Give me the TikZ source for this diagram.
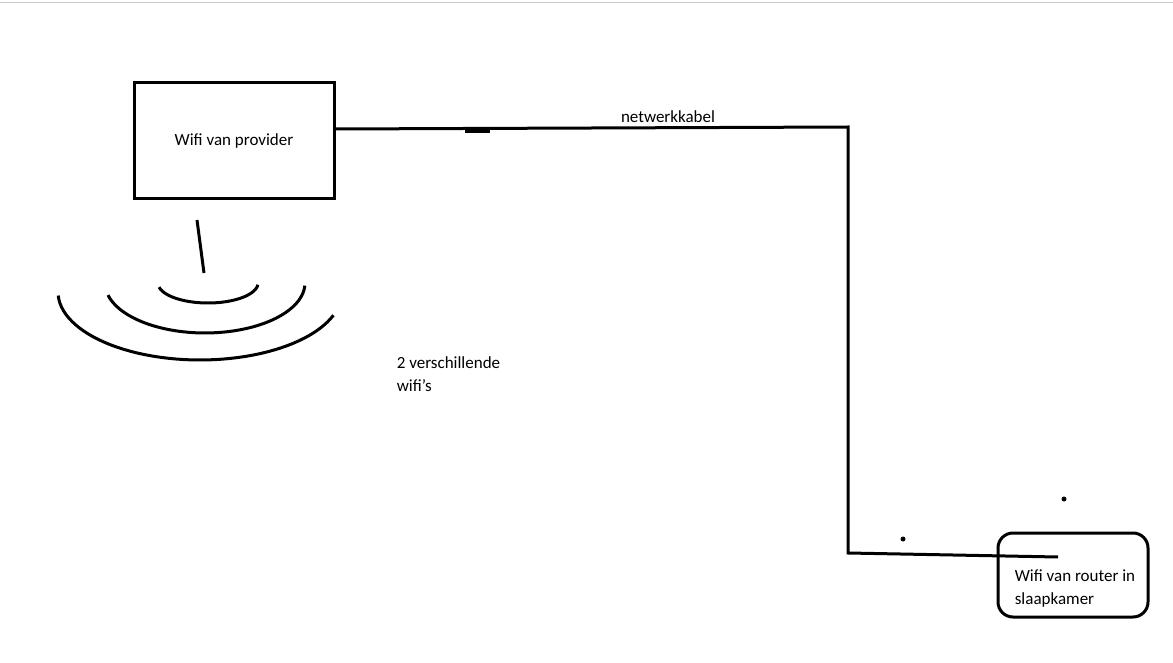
\documentclass[tikz,border=0pt]{standalone}
\usepackage{fontspec}
\setmainfont{Carlito}
\usetikzlibrary{calc}

\begin{document}
\begin{tikzpicture}[x=1pt,y=-1pt,line width=3pt,
  lbl/.style={font=\fontsize{17}{23}\selectfont,align=left}]
\useasboundingbox (0,0) rectangle (1173,663);
\draw[line width=0.6pt,gray!40] (0,2) -- (1173,2);

% provider
\node[draw,minimum width=200,minimum height=116,lbl] (prov) at (234,141) {Wifi van provider};
\draw (197,220) -- (204,273);
\draw plot[domain=5:168,samples=40] ({208+50*cos(\x)},{283+20*sin(\x)});
\draw plot[domain=3:166,samples=40] ({205+100*cos(\x)},{283+50*sin(\x)});
\draw plot[domain=20:177,samples=50] ({200+142*cos(\x)},{292+68*sin(\x)});

% cable
\coordinate (c1) at (848,127);
\coordinate (c2) at (848,553);
\coordinate (c3) at (1058,557);
\draw (prov.east |- 0,129) -- (c1) -- (c2) -- (c3);
\draw (465,131.5) -- (490,131.5);
\node[lbl] (kabel) at (668,117) {netwerkkabel};

% router
\node[draw,rounded corners=15,minimum width=150,minimum height=84] (router) at (1073,575) {};
\node[lbl,anchor=west] (rlbl) at (1010,588) {Wifi van router in\\slaapkamer};
\fill (903,539) circle (2.5);
\fill (1064,499) circle (2.5);

\node[lbl,anchor=west] (wifis) at (392,374) {2 verschillende\\wifi's};
\end{tikzpicture}
\end{document}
+ + + +
▶ YOUR TASK
Every line from the start of the listing above through the line with "(kabel) at (668,117)" should be repeated exactly; skip the pictures and add nothing else.

▶ FINISHED EXERCISE
Give me the TikZ source for this diagram.
\documentclass[tikz,border=0pt]{standalone}
\usepackage{fontspec}
\setmainfont{Carlito}
\usetikzlibrary{calc}

\begin{document}
\begin{tikzpicture}[x=1pt,y=-1pt,line width=3pt,
  lbl/.style={font=\fontsize{17}{23}\selectfont,align=left}]
\useasboundingbox (0,0) rectangle (1173,663);
\draw[line width=0.6pt,gray!40] (0,2) -- (1173,2);

% provider
\node[draw,minimum width=200,minimum height=116,lbl] (prov) at (234,141) {Wifi van provider};
\draw (197,220) -- (204,273);
\draw plot[domain=5:168,samples=40] ({208+50*cos(\x)},{283+20*sin(\x)});
\draw plot[domain=3:166,samples=40] ({205+100*cos(\x)},{283+50*sin(\x)});
\draw plot[domain=20:177,samples=50] ({200+142*cos(\x)},{292+68*sin(\x)});

% cable
\coordinate (c1) at (848,127);
\coordinate (c2) at (848,553);
\coordinate (c3) at (1058,557);
\draw (prov.east |- 0,129) -- (c1) -- (c2) -- (c3);
\draw (465,131.5) -- (490,131.5);
\node[lbl] (kabel) at (668,117) {netwerkkabel};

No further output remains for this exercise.